The task: "this" appears in how many lines of the entries? State only the number.

Data:
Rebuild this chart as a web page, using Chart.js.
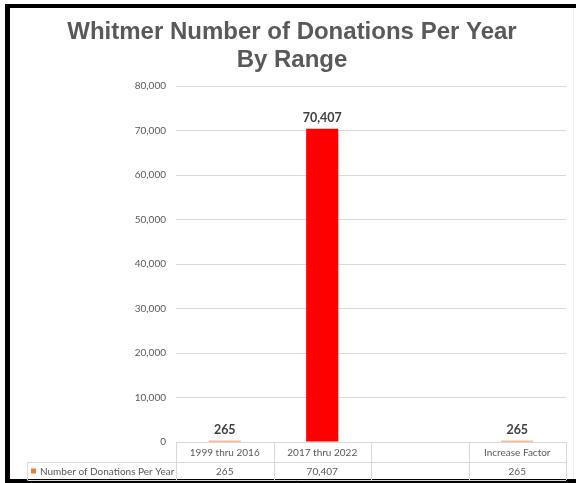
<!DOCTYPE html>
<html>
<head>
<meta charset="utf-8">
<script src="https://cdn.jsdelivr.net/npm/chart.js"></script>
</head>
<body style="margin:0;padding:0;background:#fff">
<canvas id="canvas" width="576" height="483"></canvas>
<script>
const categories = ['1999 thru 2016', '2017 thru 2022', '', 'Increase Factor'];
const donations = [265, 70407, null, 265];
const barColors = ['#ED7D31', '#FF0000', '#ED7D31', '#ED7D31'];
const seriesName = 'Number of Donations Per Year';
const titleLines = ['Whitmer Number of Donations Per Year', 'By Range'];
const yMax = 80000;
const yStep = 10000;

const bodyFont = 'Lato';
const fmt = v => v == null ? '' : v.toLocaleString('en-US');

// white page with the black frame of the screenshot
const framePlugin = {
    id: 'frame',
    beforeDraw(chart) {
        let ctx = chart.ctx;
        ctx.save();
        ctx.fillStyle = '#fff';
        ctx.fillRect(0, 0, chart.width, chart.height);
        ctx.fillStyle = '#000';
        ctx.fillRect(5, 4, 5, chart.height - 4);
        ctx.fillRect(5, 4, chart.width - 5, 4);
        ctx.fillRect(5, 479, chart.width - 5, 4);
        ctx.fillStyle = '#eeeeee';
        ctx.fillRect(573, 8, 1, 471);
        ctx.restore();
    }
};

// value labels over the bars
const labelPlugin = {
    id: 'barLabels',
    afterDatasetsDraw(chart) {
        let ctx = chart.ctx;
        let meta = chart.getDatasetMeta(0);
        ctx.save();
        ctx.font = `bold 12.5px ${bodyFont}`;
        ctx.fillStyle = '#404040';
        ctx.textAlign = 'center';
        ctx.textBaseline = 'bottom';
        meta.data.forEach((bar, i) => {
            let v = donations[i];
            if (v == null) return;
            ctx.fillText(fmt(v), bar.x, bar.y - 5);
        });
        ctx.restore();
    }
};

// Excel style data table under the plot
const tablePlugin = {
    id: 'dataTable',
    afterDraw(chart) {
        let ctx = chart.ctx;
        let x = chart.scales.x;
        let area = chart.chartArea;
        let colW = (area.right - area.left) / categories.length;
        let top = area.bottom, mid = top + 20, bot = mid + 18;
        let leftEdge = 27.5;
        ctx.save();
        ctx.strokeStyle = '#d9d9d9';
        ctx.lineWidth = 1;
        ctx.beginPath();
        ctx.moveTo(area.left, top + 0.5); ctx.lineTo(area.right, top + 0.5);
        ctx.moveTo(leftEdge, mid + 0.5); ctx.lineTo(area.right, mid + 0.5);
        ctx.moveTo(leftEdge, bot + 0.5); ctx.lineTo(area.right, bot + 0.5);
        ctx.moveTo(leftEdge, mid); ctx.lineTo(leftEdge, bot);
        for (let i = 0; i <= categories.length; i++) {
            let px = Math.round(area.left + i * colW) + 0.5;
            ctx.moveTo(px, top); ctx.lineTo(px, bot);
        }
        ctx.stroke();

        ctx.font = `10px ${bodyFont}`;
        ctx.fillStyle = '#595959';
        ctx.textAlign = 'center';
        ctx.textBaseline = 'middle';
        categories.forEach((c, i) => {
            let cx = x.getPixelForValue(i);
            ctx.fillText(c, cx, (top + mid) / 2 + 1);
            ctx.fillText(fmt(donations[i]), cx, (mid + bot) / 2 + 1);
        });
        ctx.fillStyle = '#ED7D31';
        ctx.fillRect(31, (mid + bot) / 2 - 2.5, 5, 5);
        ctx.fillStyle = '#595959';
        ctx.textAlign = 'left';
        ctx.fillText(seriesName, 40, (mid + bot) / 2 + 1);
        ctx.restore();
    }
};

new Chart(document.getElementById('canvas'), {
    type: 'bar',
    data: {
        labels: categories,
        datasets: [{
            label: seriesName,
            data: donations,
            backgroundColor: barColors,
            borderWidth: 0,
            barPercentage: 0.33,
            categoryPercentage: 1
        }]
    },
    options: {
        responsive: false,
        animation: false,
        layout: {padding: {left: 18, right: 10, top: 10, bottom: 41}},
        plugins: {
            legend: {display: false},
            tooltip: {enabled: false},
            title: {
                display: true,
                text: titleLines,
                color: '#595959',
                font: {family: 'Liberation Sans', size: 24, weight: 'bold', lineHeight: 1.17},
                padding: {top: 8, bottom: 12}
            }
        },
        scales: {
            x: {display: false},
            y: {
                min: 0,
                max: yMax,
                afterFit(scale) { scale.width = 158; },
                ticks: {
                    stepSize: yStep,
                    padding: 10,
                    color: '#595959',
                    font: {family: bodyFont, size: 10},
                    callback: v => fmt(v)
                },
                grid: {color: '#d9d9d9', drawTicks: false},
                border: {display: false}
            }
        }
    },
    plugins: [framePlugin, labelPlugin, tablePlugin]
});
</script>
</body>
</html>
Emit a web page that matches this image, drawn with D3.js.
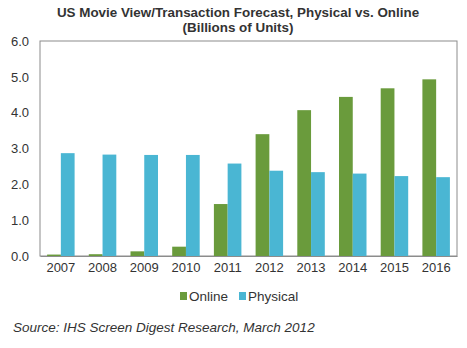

Written solution: 2